→ Description of the task
Repeat the span of the entries below that starts at the line with "Convert this chart to matplotlib code." and ends at the line with "9.17, 9.42, 1.54]", nothing more. Skip the pictures.
--- start of Task input ---
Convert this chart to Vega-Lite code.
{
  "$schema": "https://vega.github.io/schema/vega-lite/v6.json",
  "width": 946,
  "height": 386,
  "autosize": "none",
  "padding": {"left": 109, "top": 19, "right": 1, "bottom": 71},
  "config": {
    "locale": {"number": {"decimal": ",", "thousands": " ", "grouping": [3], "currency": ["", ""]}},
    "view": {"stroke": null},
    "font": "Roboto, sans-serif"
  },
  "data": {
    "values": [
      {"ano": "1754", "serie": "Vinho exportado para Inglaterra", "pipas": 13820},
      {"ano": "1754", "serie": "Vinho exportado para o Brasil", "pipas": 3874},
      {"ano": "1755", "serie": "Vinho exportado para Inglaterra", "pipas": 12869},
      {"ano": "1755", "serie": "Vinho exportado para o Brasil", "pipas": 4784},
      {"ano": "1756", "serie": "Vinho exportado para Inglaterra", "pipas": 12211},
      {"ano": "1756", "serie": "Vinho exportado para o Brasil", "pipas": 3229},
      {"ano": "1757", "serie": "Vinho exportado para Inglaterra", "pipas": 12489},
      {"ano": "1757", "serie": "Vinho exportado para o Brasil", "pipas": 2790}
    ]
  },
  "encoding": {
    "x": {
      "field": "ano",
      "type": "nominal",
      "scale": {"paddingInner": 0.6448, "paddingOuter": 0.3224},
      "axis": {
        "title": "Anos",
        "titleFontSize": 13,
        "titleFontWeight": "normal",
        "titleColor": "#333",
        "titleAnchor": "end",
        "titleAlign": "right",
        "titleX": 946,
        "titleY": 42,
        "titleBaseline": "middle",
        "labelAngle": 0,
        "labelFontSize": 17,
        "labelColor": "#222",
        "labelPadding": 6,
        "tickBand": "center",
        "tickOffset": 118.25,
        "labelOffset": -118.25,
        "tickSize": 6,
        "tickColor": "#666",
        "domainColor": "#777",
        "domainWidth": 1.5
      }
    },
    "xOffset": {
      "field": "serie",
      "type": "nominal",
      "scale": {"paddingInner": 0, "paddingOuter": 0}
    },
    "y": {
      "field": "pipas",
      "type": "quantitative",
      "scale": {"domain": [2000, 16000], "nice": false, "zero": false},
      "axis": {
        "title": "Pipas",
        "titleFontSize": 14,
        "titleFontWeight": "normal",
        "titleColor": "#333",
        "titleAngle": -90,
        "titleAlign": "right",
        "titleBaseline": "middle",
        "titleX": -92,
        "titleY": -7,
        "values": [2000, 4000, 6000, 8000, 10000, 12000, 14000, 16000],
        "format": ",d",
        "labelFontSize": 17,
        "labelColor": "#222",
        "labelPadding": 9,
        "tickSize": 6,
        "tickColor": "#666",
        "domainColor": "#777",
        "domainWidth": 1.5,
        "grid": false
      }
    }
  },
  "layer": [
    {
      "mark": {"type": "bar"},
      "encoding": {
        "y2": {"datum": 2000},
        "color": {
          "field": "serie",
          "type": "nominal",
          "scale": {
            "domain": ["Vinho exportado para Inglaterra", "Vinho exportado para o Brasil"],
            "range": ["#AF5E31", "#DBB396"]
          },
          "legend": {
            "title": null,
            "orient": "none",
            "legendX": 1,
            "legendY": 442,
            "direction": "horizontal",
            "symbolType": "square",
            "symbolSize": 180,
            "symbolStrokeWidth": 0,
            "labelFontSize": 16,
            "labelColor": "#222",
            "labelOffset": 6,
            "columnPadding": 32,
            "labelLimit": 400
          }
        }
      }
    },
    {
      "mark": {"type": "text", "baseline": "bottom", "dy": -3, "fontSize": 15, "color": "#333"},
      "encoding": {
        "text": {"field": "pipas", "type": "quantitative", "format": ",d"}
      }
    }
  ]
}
--- end of Task input ---
--- start of Task input ---
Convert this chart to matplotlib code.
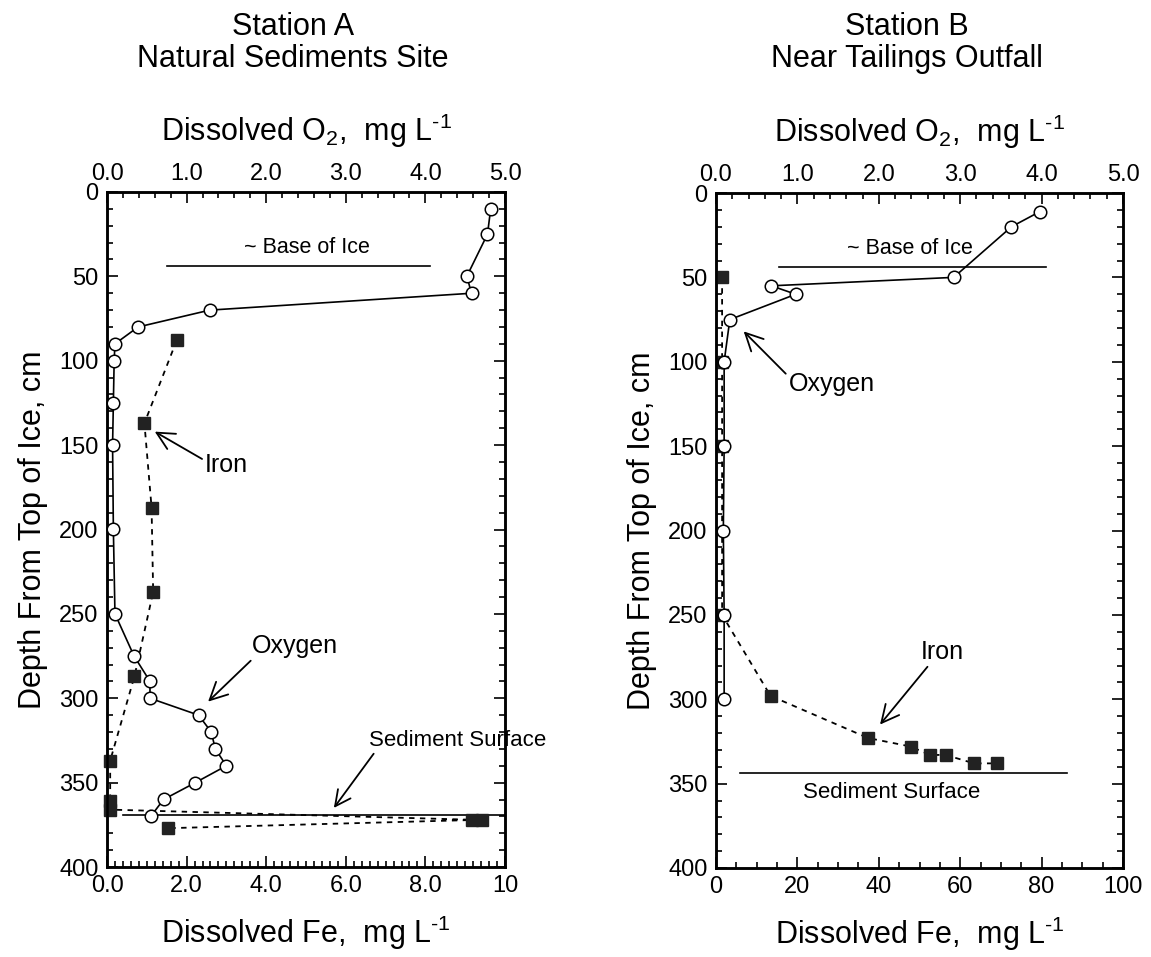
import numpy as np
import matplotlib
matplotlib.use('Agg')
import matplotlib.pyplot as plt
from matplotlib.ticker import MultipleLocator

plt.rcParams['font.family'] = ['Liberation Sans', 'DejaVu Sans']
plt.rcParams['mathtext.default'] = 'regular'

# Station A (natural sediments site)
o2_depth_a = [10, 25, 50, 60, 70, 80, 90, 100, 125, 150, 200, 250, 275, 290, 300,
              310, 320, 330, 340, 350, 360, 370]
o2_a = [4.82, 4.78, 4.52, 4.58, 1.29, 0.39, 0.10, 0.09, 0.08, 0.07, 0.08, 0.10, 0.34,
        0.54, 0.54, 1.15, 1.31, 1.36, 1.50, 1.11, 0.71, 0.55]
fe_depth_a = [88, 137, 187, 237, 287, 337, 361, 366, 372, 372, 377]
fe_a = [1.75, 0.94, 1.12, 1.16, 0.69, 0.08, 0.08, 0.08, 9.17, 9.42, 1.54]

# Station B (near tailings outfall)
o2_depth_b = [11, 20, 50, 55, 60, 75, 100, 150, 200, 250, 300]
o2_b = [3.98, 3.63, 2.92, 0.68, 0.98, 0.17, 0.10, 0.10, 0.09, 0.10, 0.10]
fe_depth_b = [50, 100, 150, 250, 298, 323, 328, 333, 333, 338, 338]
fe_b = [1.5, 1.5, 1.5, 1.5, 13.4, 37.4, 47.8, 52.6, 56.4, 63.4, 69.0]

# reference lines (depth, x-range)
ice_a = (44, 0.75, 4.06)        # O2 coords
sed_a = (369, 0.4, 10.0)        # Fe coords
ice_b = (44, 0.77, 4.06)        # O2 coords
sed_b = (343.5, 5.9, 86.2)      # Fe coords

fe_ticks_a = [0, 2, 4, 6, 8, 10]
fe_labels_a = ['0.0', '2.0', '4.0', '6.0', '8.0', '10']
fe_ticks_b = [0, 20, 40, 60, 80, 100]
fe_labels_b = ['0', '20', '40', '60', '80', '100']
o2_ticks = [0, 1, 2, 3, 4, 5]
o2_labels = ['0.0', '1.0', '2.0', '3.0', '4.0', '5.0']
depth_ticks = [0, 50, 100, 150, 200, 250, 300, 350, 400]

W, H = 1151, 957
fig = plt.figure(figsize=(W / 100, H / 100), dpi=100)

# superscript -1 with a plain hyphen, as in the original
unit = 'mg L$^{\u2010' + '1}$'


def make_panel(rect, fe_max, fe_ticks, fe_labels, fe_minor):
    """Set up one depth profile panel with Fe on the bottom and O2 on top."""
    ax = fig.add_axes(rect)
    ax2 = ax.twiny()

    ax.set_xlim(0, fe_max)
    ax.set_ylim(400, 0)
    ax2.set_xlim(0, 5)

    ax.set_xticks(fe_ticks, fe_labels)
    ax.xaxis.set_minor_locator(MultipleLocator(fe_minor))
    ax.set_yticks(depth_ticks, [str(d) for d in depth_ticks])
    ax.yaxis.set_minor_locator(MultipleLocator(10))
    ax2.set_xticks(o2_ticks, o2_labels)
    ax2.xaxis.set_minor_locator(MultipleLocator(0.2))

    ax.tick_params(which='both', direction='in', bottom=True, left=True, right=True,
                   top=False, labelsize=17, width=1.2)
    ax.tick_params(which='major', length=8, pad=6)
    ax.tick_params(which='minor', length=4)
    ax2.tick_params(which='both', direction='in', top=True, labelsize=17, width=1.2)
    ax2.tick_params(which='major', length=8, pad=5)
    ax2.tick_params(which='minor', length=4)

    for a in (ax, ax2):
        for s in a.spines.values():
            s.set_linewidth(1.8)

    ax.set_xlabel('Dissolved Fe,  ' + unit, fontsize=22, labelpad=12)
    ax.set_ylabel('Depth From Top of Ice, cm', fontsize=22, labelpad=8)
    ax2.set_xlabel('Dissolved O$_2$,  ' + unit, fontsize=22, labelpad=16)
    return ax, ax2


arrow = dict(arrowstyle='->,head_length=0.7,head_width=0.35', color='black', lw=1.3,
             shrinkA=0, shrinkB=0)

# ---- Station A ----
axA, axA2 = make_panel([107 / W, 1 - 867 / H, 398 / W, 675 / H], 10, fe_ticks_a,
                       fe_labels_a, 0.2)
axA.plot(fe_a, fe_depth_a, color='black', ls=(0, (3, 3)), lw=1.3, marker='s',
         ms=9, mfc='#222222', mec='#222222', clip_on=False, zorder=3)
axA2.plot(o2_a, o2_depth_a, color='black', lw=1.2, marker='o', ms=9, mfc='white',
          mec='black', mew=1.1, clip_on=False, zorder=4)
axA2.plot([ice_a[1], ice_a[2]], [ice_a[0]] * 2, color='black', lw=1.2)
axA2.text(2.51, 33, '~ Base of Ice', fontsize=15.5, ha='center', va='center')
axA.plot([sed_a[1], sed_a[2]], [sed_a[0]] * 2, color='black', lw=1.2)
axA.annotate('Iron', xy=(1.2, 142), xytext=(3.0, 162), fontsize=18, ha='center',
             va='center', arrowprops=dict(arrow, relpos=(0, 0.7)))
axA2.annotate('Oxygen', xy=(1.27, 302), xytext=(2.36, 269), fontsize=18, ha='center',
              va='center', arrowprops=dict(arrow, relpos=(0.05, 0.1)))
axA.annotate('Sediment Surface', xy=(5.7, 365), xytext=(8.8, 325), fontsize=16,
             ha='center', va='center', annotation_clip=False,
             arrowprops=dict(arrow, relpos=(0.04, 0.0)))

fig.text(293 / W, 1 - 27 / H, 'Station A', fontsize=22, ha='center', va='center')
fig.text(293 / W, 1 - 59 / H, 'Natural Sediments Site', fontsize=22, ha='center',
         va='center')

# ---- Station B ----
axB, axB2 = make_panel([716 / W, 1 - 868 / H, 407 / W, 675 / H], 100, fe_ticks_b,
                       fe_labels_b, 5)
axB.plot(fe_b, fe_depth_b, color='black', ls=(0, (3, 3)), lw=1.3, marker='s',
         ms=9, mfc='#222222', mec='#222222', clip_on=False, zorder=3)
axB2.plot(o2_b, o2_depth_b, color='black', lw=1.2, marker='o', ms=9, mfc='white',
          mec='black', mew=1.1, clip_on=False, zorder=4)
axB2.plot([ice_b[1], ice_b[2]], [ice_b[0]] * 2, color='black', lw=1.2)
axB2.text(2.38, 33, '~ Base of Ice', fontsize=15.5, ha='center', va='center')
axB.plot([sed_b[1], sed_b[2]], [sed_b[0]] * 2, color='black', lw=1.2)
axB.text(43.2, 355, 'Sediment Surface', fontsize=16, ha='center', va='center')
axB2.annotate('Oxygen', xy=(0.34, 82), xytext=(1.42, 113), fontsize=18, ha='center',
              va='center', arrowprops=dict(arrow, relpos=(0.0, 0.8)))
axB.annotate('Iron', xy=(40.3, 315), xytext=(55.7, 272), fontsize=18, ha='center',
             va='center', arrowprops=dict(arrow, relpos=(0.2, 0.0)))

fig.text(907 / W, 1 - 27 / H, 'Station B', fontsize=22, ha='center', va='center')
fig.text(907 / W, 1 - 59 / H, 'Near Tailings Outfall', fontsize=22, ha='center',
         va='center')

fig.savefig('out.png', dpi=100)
--- end of Task input ---
→ Reply to the exercise
Convert this chart to matplotlib code.
import numpy as np
import matplotlib
matplotlib.use('Agg')
import matplotlib.pyplot as plt
from matplotlib.ticker import MultipleLocator

plt.rcParams['font.family'] = ['Liberation Sans', 'DejaVu Sans']
plt.rcParams['mathtext.default'] = 'regular'

# Station A (natural sediments site)
o2_depth_a = [10, 25, 50, 60, 70, 80, 90, 100, 125, 150, 200, 250, 275, 290, 300,
              310, 320, 330, 340, 350, 360, 370]
o2_a = [4.82, 4.78, 4.52, 4.58, 1.29, 0.39, 0.10, 0.09, 0.08, 0.07, 0.08, 0.10, 0.34,
        0.54, 0.54, 1.15, 1.31, 1.36, 1.50, 1.11, 0.71, 0.55]
fe_depth_a = [88, 137, 187, 237, 287, 337, 361, 366, 372, 372, 377]
fe_a = [1.75, 0.94, 1.12, 1.16, 0.69, 0.08, 0.08, 0.08, 9.17, 9.42, 1.54]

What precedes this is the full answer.